Liz Climo (born July 24, 1981) is an American cartoonist, animator, children's book author, and illustrator. She is best known for her webcomics, which she posts regularly to her website, The Little World of Liz, and her Rory the Dinosaur children's book series. She has also been animating on the television series The Simpsons since 2003.

== Biography ==

Climo was born and raised in Silicon Valley, where she attended San Jose State University (SJSU). At SJSU, Climo applied for the university's animation program, but was not accepted. Despite this setback, and before graduating from SJSU, Climo was hired as an animator on The Simpsons and moved to Los Angeles.

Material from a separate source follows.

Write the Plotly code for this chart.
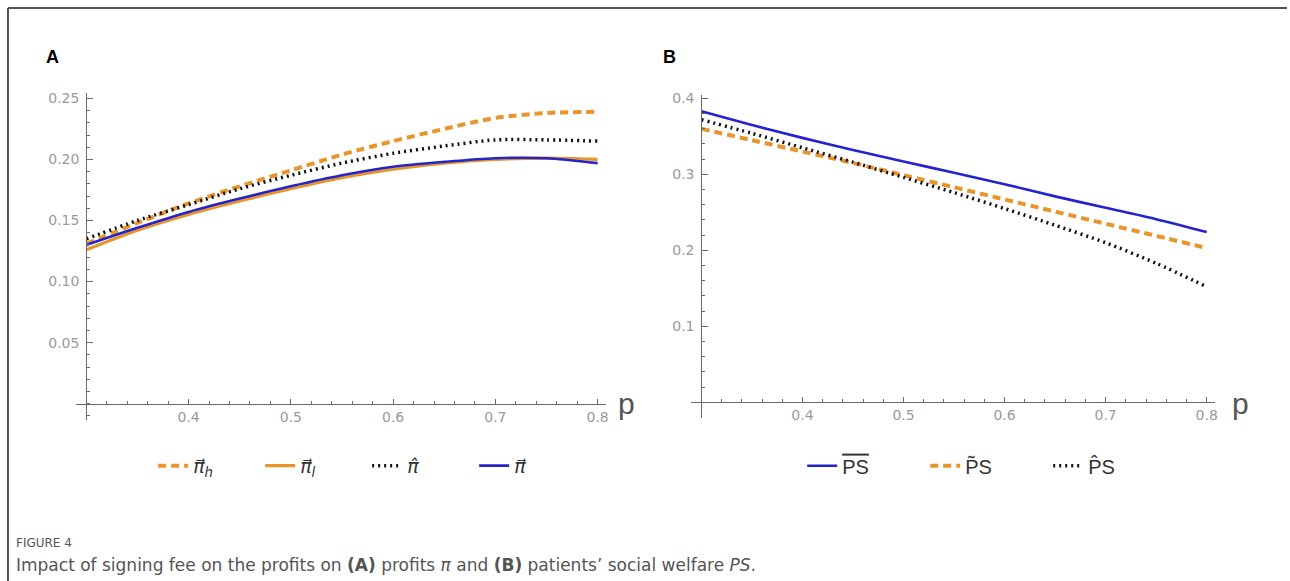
import plotly.graph_objects as go

# ---------------- data ----------------
p_vals = [0.30, 0.35, 0.40, 0.45, 0.50, 0.55, 0.60, 0.65, 0.70, 0.75, 0.80]

# Panel A: profits
pi_h = [0.131, 0.148, 0.164, 0.178, 0.191, 0.204, 0.215, 0.225, 0.234, 0.238, 0.239]
pi_l = [0.126, 0.142, 0.155, 0.166, 0.176, 0.185, 0.192, 0.197, 0.200, 0.201, 0.200]
pi_hat = [0.135, 0.150, 0.163, 0.176, 0.187, 0.197, 0.205, 0.211, 0.216, 0.216, 0.215]
pi_vec = [0.130, 0.144, 0.157, 0.168, 0.178, 0.187, 0.194, 0.198, 0.201, 0.201, 0.197]

# Panel B: patients' social welfare
ps_vec = [0.383, 0.365, 0.348, 0.332, 0.317, 0.302, 0.287, 0.271, 0.256, 0.241, 0.224]
ps_tilde = [0.360, 0.345, 0.330, 0.315, 0.299, 0.283, 0.267, 0.251, 0.235, 0.219, 0.203]
ps_hat = [0.372, 0.354, 0.335, 0.316, 0.296, 0.276, 0.255, 0.233, 0.210, 0.183, 0.152]

x_ticks = [0.4, 0.5, 0.6, 0.7, 0.8]
x_ticktext = ["0.4", "0.5", "0.6", "0.7", "0.8"]
yA_ticks = [0.05, 0.10, 0.15, 0.20, 0.25]
yA_ticktext = ["0.05", "0.10", "0.15", "0.20", "0.25"]
yB_ticks = [0.1, 0.2, 0.3, 0.4]
yB_ticktext = ["0.1", "0.2", "0.3", "0.4"]

# ---------------- styling ----------------
W, H = 1290, 581
ORANGE = "#E8952C"
BLUE = "#2424CC"
BLACK = "#111111"
AXC = "#6a6a6a"
TICKC = "#9a9a9a"

def px_x(v):
    return v / W

def px_y(v):
    return 1 - v / H

# panel A geometry (pixels)
xA_range = [0.29, 0.808]
yA_range = [-0.013, 0.254]
xA_dom = [px_x(76.3), px_x(607.2)]
yA_dom = [px_y(418.5), px_y(90.1)]
# panel B geometry
xB_range = [0.29, 0.808]
yB_range = [-0.021, 0.405]
xB_dom = [px_x(692.9), px_x(1217.6)]
yB_dom = [px_y(417.1), px_y(91.2)]

def pos_y0(dom, rng):
    return dom[0] + (0 - rng[0]) / (rng[1] - rng[0]) * (dom[1] - dom[0])

def pos_x03(dom, rng):
    return dom[0] + (0.3 - rng[0]) / (rng[1] - rng[0]) * (dom[1] - dom[0])

fig = go.Figure()

def add_line(x, y, name, color, width, dash, xa, ya, leg):
    fig.add_trace(go.Scatter(
        x=x, y=y, mode="lines", name=name,
        line=dict(color=color, width=width, dash=dash, shape="spline", smoothing=0.8),
        xaxis=xa, yaxis=ya, legend=leg, hoverinfo="skip"))

add_line(p_vals, pi_h, "<i>π\u20d7</i><sub><i>h</i></sub>", ORANGE, 4, "8px,5px", "x", "y", "legend")
add_line(p_vals, pi_l, "<i>π\u20d7</i><sub><i>l</i></sub>", ORANGE, 3.2, "solid", "x", "y", "legend")
add_line(p_vals, pi_hat, "<i>π\u0302</i>", BLACK, 3.5, "2px,4px", "x", "y", "legend")
add_line(p_vals, pi_vec, "<i>π\u20d7</i>", BLUE, 2.6, "solid", "x", "y", "legend")

add_line(p_vals, ps_vec, "<span style=\"text-decoration:overline\">PS</span>", BLUE, 2.6, "solid", "x2", "y2", "legend2")
add_line(p_vals, ps_tilde, "P\u0303S", ORANGE, 4, "8px,5px", "x2", "y2", "legend2")
add_line(p_vals, ps_hat, "P\u0302S", BLACK, 3.5, "2px,4px", "x2", "y2", "legend2")

def xaxis_cfg(dom, rng, ydom, yrng):
    return dict(domain=dom, range=rng, anchor="free", position=pos_y0(ydom, yrng),
                showline=True, linecolor=AXC, linewidth=1.2,
                ticks="inside", ticklen=5, tickwidth=1, tickcolor=AXC,
                tickmode="array", tickvals=x_ticks, ticktext=x_ticktext,
                tickfont=dict(family="DejaVu Sans", size=14, color=TICKC),
                showgrid=False, zeroline=False,
                minor=dict(ticks="inside", ticklen=3, tickwidth=1, tickcolor=AXC,
                           dtick=0.02, tick0=0, showgrid=False))

def yaxis_cfg(dom, rng, xdom, xrng, tv, tt, mdt):
    return dict(domain=dom, range=rng, anchor="free", position=pos_x03(xdom, xrng),
                showline=True, linecolor=AXC, linewidth=1.2,
                ticks="inside", ticklen=6, tickwidth=1, tickcolor=AXC,
                tickmode="array", tickvals=tv, ticktext=tt, ticklabelstandoff=4,
                tickfont=dict(family="DejaVu Sans", size=14, color=TICKC),
                showgrid=False, zeroline=False,
                minor=dict(ticks="inside", ticklen=3, tickwidth=1, tickcolor=AXC,
                           dtick=mdt, tick0=0, showgrid=False))

fig.update_layout(
    width=W, height=H,
    margin=dict(l=0, r=0, t=0, b=0),
    paper_bgcolor="white", plot_bgcolor="white",
    xaxis=xaxis_cfg(xA_dom, xA_range, yA_dom, yA_range),
    yaxis=yaxis_cfg(yA_dom, yA_range, xA_dom, xA_range, yA_ticks, yA_ticktext, 0.01),
    xaxis2=xaxis_cfg(xB_dom, xB_range, yB_dom, yB_range),
    yaxis2=yaxis_cfg(yB_dom, yB_range, xB_dom, xB_range, yB_ticks, yB_ticktext, 0.02),
    legend=dict(orientation="h", x=px_x(368), y=px_y(465), xanchor="center", yanchor="middle",
                font=dict(family="DejaVu Sans", size=19, color="#333333"),
                entrywidth=62, bgcolor="rgba(0,0,0,0)"),
    legend2=dict(orientation="h", x=px_x(989), y=px_y(465), xanchor="center", yanchor="middle",
                 font=dict(family="Liberation Sans", size=20, color="#333333"),
                 entrywidth=78, bgcolor="rgba(0,0,0,0)"),
    showlegend=True,
)

annotations = [
    dict(text="<b>A</b>", x=px_x(53), y=px_y(53), font=dict(family="Liberation Sans", size=18, color="black")),
    dict(text="<b>B</b>", x=px_x(671), y=px_y(53), font=dict(family="Liberation Sans", size=18, color="black")),
    dict(text="p", x=px_x(628), y=px_y(402), font=dict(family="Liberation Sans", size=30, color="#555555")),
    dict(text="p", x=px_x(1243), y=px_y(402), font=dict(family="Liberation Sans", size=30, color="#555555")),
]
for a in annotations:
    a.update(xref="paper", yref="paper", showarrow=False, xanchor="center", yanchor="middle")
annotations.append(dict(text="FIGURE 4", x=px_x(14), y=px_y(543), xref="paper", yref="paper",
                        showarrow=False, xanchor="left", yanchor="middle",
                        font=dict(family="DejaVu Sans", size=12, color="#555555")))
annotations.append(dict(text="Impact of signing fee on the profits on <b>(A)</b> profits <i>π</i> and "
                             "<b>(B)</b> patients\u2019 social welfare <i>PS</i>.",
                        x=px_x(14), y=px_y(565), xref="paper", yref="paper",
                        showarrow=False, xanchor="left", yanchor="middle",
                        font=dict(family="DejaVu Sans", size=17, color="#555555")))
fig.update_layout(annotations=annotations)

fig.update_layout(shapes=[
    dict(type="line", xref="paper", yref="paper", x0=px_x(8), x1=1, y0=px_y(4), y1=px_y(4),
         line=dict(color="#555555", width=2)),
    dict(type="line", xref="paper", yref="paper", x0=px_x(8), x1=px_x(8), y0=0, y1=px_y(4),
         line=dict(color="#555555", width=2)),
])

fig.write_html("out.html", config={"displayModeBar": False},
               post_script="document.body.style.margin='0';document.body.style.overflow='hidden';")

After working in the industry for a few years, Climo started a blog on Tumblr, where she occasionally posted comics and drawings. The blog eventually gained momentum, which led to her career in publishing. Since then, Climo has worked as a children's book author, has published calendars, and has a successful greeting card line featured at Target and Walmart.

Climo currently lives in Los Angeles with her husband and daughter.

== Works ==

=== Author/Illustrator ===
- Rory the Dinosaur
  - Rory the Dinosaur: Me and My Dad (2015)
  - Rory the Dinosaur Wants a Pet (2016)
  - Rory the Dinosaur Needs a Christmas Tree (2017)
  - Forthcoming Rory the Dinosaur title
- The Little World of Liz Climo
  - The Little World of Liz Climo (2013)
  - Lobster is the Best Medicine (2015)
  - Best Bear Ever! (2018)
- Please Don't Eat Me (2019)
- You're Mom (2020)
- You're Dad (2021)
- You're Loved (2022)
- I'm So Happy You're Here (2022)
- Life in the Present: A Joyful Collection of Comics About Living in the Moment (2024)

=== Illustrator ===

- You Don't Want A Unicorn!, Ame Dyckman (2017)
- Can Somebody Please Scratch My Back?, Jory John (2018)
- You Don't Want a Dragon!, Ame Dyckman (2020)
- First Day Critter Jitters, Jory John (2020)
- Summer Camp Critter Jitters, Jory John (2021)

== Filmography ==

=== Film ===

| Year | Title | Notes |
|---|---|---|
| 2007 | The Simpsons Movie | Artist |

=== Television ===

| Year | Title | Notes |
|---|---|---|
| 2003–2017 | The Simpsons | Animator Character Layout Artist (2005-2009) Lead Character Layout Artist (2009-2010) Animatic layout Artist (2010–2017) Storyboard Revisionist (2010) |
| 2011 | The LeBrons | Storyboard Artist |
| 2016 | Harvey Beaks | Writer & Storyboard Artist (Double Digits) |

== Reception ==

Climo and her work have been featured by publications and websites including The Huffington Post, The Toast, The Daily Dot, HitFix, Flavorwire, and The National Post (Ontario). Her works have been translated into 8 languages, and she is a bestselling author in China.

School Library Journal calls Climo's debut book "a read-aloud option with broad appeal" and "an excellent addition for most collections." The Horn Book Guide to Children's and Young Adult Books affirms that "love between father and son abounds on each spread," while Kirkus Reviews adds that "readers will appreciate the clean design and the warm and humorous story; they'll hope Rory sets off again soon."

Rory the Dinosaur Wants a Pet, Climo's second book, has been called "a cheerfully absurd portrait of unconditional love" (Publishers Weekly), "a fun book to share with the very young either one-on-one or in small groups" (School Library Journal). School Library Journal praises Climo's "simple yet clear, colorful, and expressive" illustrations, while Kirkus Reviews lauds her "lighthearted approach" and describes the title as "an appealing read-aloud" with an "innocent silliness."